# STORED ROWS
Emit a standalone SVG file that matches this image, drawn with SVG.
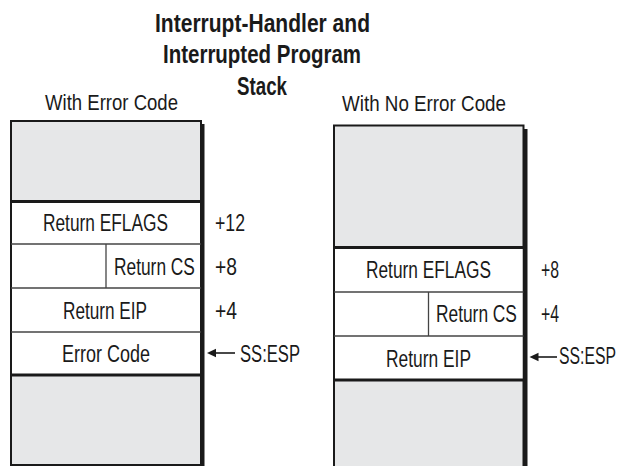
<svg xmlns="http://www.w3.org/2000/svg" width="619" height="466" viewBox="0 0 619 466">
<defs>
<style>
text{font-family:"Liberation Sans",Arial,sans-serif;fill:#1a1a1a;}
.title{font-size:25px;font-weight:bold;}
.hdr{font-size:22.5px;}
.lbl{font-size:23px;}
.shadow{fill:#1a1a1a;}
.stack{fill:#e6e7e8;stroke:#1a1a1a;stroke-width:2;}
.rows{fill:#ffffff;}
.thick{stroke:#1a1a1a;stroke-width:3;}
.thin{stroke:#444;stroke-width:1.3;}
.conn{stroke:#1a1a1a;stroke-width:1.6;fill:none;}
.head{fill:#1a1a1a;}
</style>
</defs>

<g id="title">
<text class="title" x="155" y="32" textLength="215" lengthAdjust="spacingAndGlyphs">Interrupt-Handler and</text>
<text class="title" x="163" y="63" textLength="198" lengthAdjust="spacingAndGlyphs">Interrupted Program</text>
<text class="title" x="237" y="95" textLength="50" lengthAdjust="spacingAndGlyphs">Stack</text>
</g>

<g id="stack-error">
<text class="hdr" x="45" y="110" textLength="133" lengthAdjust="spacingAndGlyphs">With Error Code</text>
<rect class="shadow" x="14" y="124" width="190.5" height="350"/>
<rect class="stack" x="11" y="121" width="190" height="344"/>
<rect class="rows" x="12" y="201.5" width="188" height="173.5"/>
<line class="thick" x1="11" y1="201.5" x2="201" y2="201.5"/>
<line class="thin" x1="11" y1="244" x2="201" y2="244"/>
<line class="thin" x1="106" y1="244" x2="106" y2="288"/>
<line class="thin" x1="11" y1="288" x2="201" y2="288"/>
<line class="thin" x1="11" y1="332" x2="201" y2="332"/>
<line class="thick" x1="11" y1="375" x2="201" y2="375"/>
<text class="lbl" x="43" y="231" textLength="125" lengthAdjust="spacingAndGlyphs">Return EFLAGS</text>
<text class="lbl" transform="translate(114,275) scale(0.754,1)">Return CS</text>
<text class="lbl" x="63" y="318.5" textLength="84" lengthAdjust="spacingAndGlyphs">Return EIP</text>
<text class="lbl" x="62" y="362" textLength="88" lengthAdjust="spacingAndGlyphs">Error Code</text>
<text class="lbl" x="215" y="231" textLength="30" lengthAdjust="spacingAndGlyphs">+12</text>
<text class="lbl" x="215" y="275" textLength="22" lengthAdjust="spacingAndGlyphs">+8</text>
<text class="lbl" x="215" y="318.5" textLength="22" lengthAdjust="spacingAndGlyphs">+4</text>
<text class="lbl" x="240" y="362" textLength="60" lengthAdjust="spacingAndGlyphs">SS:ESP</text>
</g>

<g id="stack-noerror">
<text class="hdr" x="342" y="111" textLength="164" lengthAdjust="spacingAndGlyphs">With No Error Code</text>
<rect class="shadow" x="337" y="129" width="190.5" height="350"/>
<rect class="stack" x="334" y="125.5" width="189.5" height="350"/>
<rect class="rows" x="335" y="247.5" width="187.5" height="132.5"/>
<line class="thick" x1="334" y1="247.5" x2="523.5" y2="247.5"/>
<line class="thin" x1="334" y1="292" x2="523.5" y2="292"/>
<line class="thin" x1="428.5" y1="292" x2="428.5" y2="336"/>
<line class="thin" x1="334" y1="336" x2="523.5" y2="336"/>
<line class="thick" x1="334" y1="380" x2="523.5" y2="380"/>
<text class="lbl" x="366" y="278" textLength="125" lengthAdjust="spacingAndGlyphs">Return EFLAGS</text>
<text class="lbl" transform="translate(436,322) scale(0.754,1)">Return CS</text>
<text class="lbl" x="386" y="366.5" textLength="85" lengthAdjust="spacingAndGlyphs">Return EIP</text>
<text class="lbl" x="541" y="278" textLength="18" lengthAdjust="spacingAndGlyphs">+8</text>
<text class="lbl" x="541" y="322" textLength="18" lengthAdjust="spacingAndGlyphs">+4</text>
<text class="lbl" transform="translate(559,364) scale(0.686,1)">SS:ESP</text>
</g>

<g id="connectors">
<line class="conn" x1="235" y1="353" x2="213" y2="353"/>
<path class="head" d="M207,353 L216,348.8 L216,357.2 z"/>
<line class="conn" x1="557" y1="357" x2="535" y2="357"/>
<path class="head" d="M529.5,357 L538.5,352.8 L538.5,361.2 z"/>
</g>
</svg>
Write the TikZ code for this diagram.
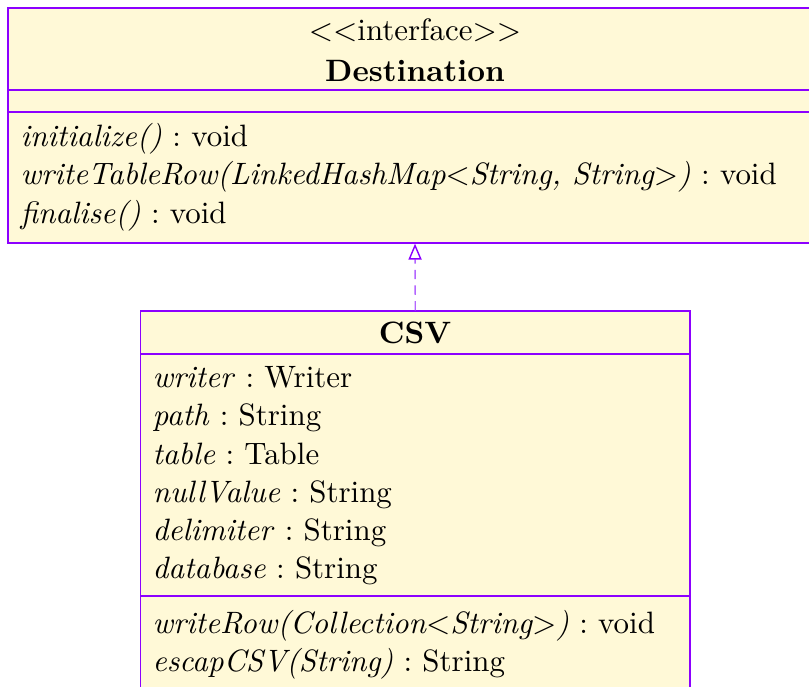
\documentclass[tikz,border=0pt]{standalone}
\usetikzlibrary{arrows.meta}
\definecolor{umlfill}{HTML}{FFF9D7}
\definecolor{umldraw}{HTML}{8C00FF}
\definecolor{umldash}{HTML}{B366FF}
\tikzset{
  umlbox/.style={draw=umldraw, fill=umlfill, line width=0.45pt, rectangle, inner sep=0pt},
  sepline/.style={draw=umldraw, line width=0.45pt},
  txt/.style={anchor=base west, inner sep=0pt, font=\fontsize{9.91}{12}\selectfont},
  ttl/.style={anchor=base, inner sep=0pt, font=\fontsize{9.91}{12}\selectfont},
  realize/.style={draw=umldash, line width=0.45pt, dash pattern=on 3pt off 2pt,
    -{Triangle[open, length=5.1pt, width=4.2pt, color=umldraw, fill=white]}}
}
\frenchspacing
\begin{document}
\begin{tikzpicture}[x=0.32051pt, y=-0.32051pt]
\useasboundingbox (0,0) rectangle (809,686);
\clip (0,0) rectangle (809,686);
% Destination interface
\node[umlbox, minimum width=260.9pt, minimum height=75.32pt] (dest) at (415,125.5) {};
\draw[sepline] (8,90) -- (822,90);
\draw[sepline] (8,112) -- (822,112);
\node[ttl] (destst) at (415,40) {$<<$interface$>>$};
\node[ttl] (destname) at (415,81) {\textbf{Destination}};
\node[txt] (dm1) at (20,146) {\textit{initialize()} : void};
\node[txt] (dm2) at (20,184.5) {\textit{writeTableRow(LinkedHashMap$<$String, String$>$)} : void};
\node[txt] (dm3) at (20,223) {\textit{finalise()} : void};
% CSV class
\node[umlbox, minimum width=176.1pt, minimum height=122.4pt] (csv) at (415.25,502) {};
\draw[sepline] (140.5,354) -- (690,354);
\draw[sepline] (140.5,596) -- (690,596);
\node[ttl] (csvname) at (415,343) {\textbf{CSV}};
\node[txt] (ca1) at (152,387) {\textit{writer} : Writer};
\node[txt] (ca2) at (152,425) {\textit{path} : String};
\node[txt] (ca3) at (152,464) {\textit{table} : Table};
\node[txt] (ca4) at (152,502) {\textit{nullValue} : String};
\node[txt] (ca5) at (152,540) {\textit{delimiter} : String};
\node[txt] (ca6) at (152,578) {\textit{database} : String};
\node[txt] (cm1) at (152,633) {\textit{writeRow(Collection$<$String$>$)} : void};
\node[txt] (cm2) at (152,671) {\textit{escapCSV(String)} : String};
% realization
\draw[realize] (csv.north) -- (dest.south);
\end{tikzpicture}
\end{document}
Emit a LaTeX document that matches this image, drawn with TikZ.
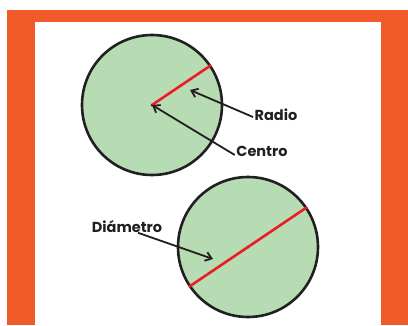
\documentclass[tikz,border=0pt]{standalone}
\usepackage{fontspec}
\setmainfont{Poppins}
\usetikzlibrary{arrows.meta}
\definecolor{frameorange}{HTML}{F15A29}
\definecolor{discgreen}{HTML}{B7DCB3}
\definecolor{segred}{HTML}{ED1C24}
\definecolor{inkblack}{HTML}{231F20}
\tikzset{disc/.style={circle,draw=inkblack,fill=discgreen,line width=2.6pt,minimum size=140pt,inner sep=0pt},
  lbl/.style={draw=none,inner sep=1.5pt,font=\bfseries\fontsize{14.5}{16}\selectfont,text=inkblack},
  pointer/.style={-{Straight Barb[length=6pt,width=9pt]},line width=1.8pt,inkblack},
  seg/.style={line width=2.6pt,segred}}

\begin{document}
\begin{tikzpicture}[x=1pt,y=-1pt]
\useasboundingbox (0,0) rectangle (408,325);
% frame
\fill[frameorange] (7,10) rectangle (408,325);
\fill[white] (35,22) rectangle (381,325);
% circles
\node (c1) [disc] at (152,105) {};
\node (c2) [disc] at (248,247) {};
\fill[inkblack] (c1.center) circle (1.5);
\fill[inkblack] (c2.center) circle (1.5);
% radius and diameter
\path[seg] (c1.center) edge (c1.34);
\path[seg] (c2.214) edge (c2.34);
% labels
\node (lradio) [lbl] at (276,115) {Radio};
\node (lcentro) [lbl] at (262,151) {Centro};
\node (ldiam) [lbl] at (127,227) {Diámetro};
\coordinate (tradio) at (190,90);
\coordinate (tdiam) at (213,259);
%
\path[pointer] ([yshift=-2pt]lradio.west) edge (tradio);
\path[pointer] ([yshift=-4pt]lcentro.west) edge (c1.center);
\path[pointer] ([xshift=11pt,yshift=2pt]ldiam.south) edge (tdiam);
\end{tikzpicture}
\end{document}
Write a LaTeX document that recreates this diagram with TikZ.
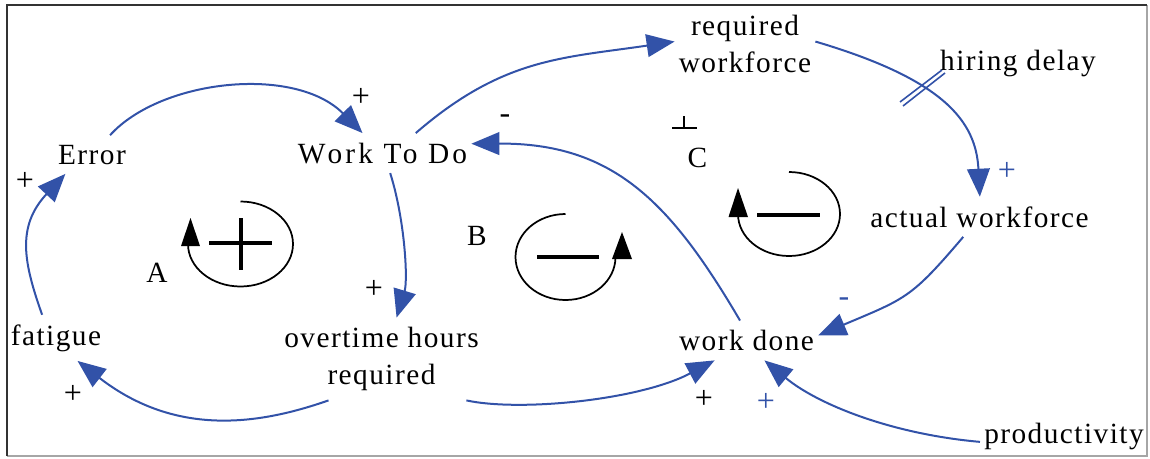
\documentclass[tikz,border=0pt]{standalone}
\usepackage{fontspec}
\setmainfont{Liberation Serif}[LetterSpace=5]
\usetikzlibrary{arrows.meta}
\definecolor{cldblue}{RGB}{50,82,168}
\begin{document}
\begin{tikzpicture}[x=0.75pt,y=-0.75pt,
  lbl/.style={font=\fontsize{22}{27.75}\selectfont, inner xsep=3pt, inner ysep=7pt, anchor=base},
  mlbl/.style={font=\fontsize{22}{27.75}\selectfont, inner xsep=3pt, inner ysep=7pt, align=center},
  link/.style={draw=cldblue, line width=1.5pt, -{Triangle[length=21pt,width=17pt]}, fill=none},
  pol/.style={font=\fontsize{24}{28}\selectfont, inner sep=0pt},
  loopc/.style={draw=black, line width=1.3pt},
  loopsign/.style={draw=black, line width=3pt},
  lettr/.style={font=\fontsize{22}{26}\selectfont, anchor=base, inner sep=0pt}]
\useasboundingbox (0,0) rectangle (1150,458);
% frame
\draw[draw=black!35, line width=1pt] (1147,5) -- (1147,456) -- (7,456);
\draw[draw=black!80, line width=1.5pt] (7,456) -- (7,5) -- (1147,5);

% variables
\node[lbl] (err) at (92,164) {Error};
\node[lbl] (wtd) at (382.5,163) {\addfontfeature{LetterSpace=11}W\kern1.5pt ork To Do};
\node[mlbl] (rw) at (745,44) {required\\workforce};
\node[lbl] (hd) at (1018,70) {hiring delay};
\node[lbl] (aw) at (979.5,227) {actual workforce};
\node[lbl] (wd) at (746.5,350.5) {work done};
\node[mlbl] (ohr) at (381.5,359) {overtime hours\\required};
\node[lbl] (fat) at (56,345) {fatigue};
\node[lbl] (prod) at (1064,443) {productivity};

% links
\draw[link] (err.47) .. controls (161,79) and (295,65) .. (wtd.135.7);
\draw[link] (wtd.291.5) .. controls (405,220) and (408,280) .. (ohr.70.2);
\draw[link] (ohr.218.2) .. controls (261,424) and (177,438) .. (fat.313);
\draw[link] (fat.121.9) .. controls (24,263.5) and (16,226.8) .. (err.216.8);
\draw[link] (ohr.334.7) .. controls (520,412) and (640,400) .. (wd.212.6);
\draw[link] (wd.108.4) .. controls (670,201) and (612.5,143) .. (wtd.6.4);
\draw[link] (wtd.31.9) .. controls (502.7,57.8) and (562.3,58.1) .. (rw.178.1);
\draw[link] (rw.2.7) .. controls (944,79.5) and (976,121.3) .. (aw.89);
\draw[link] (aw.231.2) .. controls (910.9,298.4) and (906.3,298.2) .. (wd.4.7);
\draw[link] (prod.184.7) .. controls (892.6,434.2) and (818.4,404.9) .. (wd.312.2);

% delay mark
\draw[draw=cldblue, line width=1.2pt] (900,102) -- (942,70);
\draw[draw=cldblue, line width=1.2pt] (903,106) -- (945,73);

% polarities
\node[pol] (p1) at (361,97) {+};
\node[pol] (p2) at (25,181) {+};
\node[pol] (p3) at (73,394) {+};
\node[pol] (p4) at (374,289) {+};
\node[pol] (p5) at (505,119) {-};
\node[pol, text=cldblue] (p6) at (1007,171) {+};
\node[pol, text=cldblue] (p7) at (844,302) {-};
\node[pol] (p8) at (704,399) {+};
\node[pol, text=cldblue] (p9) at (766,402) {+};
\draw[line width=1.2pt] (672,128) -- (697,128);
\draw[line width=1.2pt] (684,116) -- (684,128);

% loop labels
\node[lettr] (la) at (157,282) {A};
\node[lettr] (lb) at (477,245) {B};
\node[lettr] (lc) at (697.5,167) {C};

% loop A (reinforcing)
\draw[loopc] (240.5,201.5) arc[start angle=-90, end angle=180, x radius=52.5, y radius=42.5];
\fill (181,246) -- (200,246) -- (190.5,218) -- cycle;
\draw[loopsign] (209,243) -- (272,243);
\draw[loopsign] (240.5,218) -- (240.5,270);

% loop B (balancing)
\draw[loopc] (565.5,214) arc[start angle=-90, end angle=-360, x radius=50, y radius=43];
\fill (612,259) -- (632,259) -- (622,232) -- cycle;
\draw[loopsign] (537,257) -- (599,257);

% loop C (balancing)
\draw[loopc] (789,172) arc[start angle=-90, end angle=180, x radius=51, y radius=42];
\fill (728.5,217) -- (748,217) -- (738,188) -- cycle;
\draw[loopsign] (757,215) -- (820,215);
\end{tikzpicture}
\end{document}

# AIM
Across the material above, count every line holding "matches" and write down only the number.

# TASK SOLUTION
2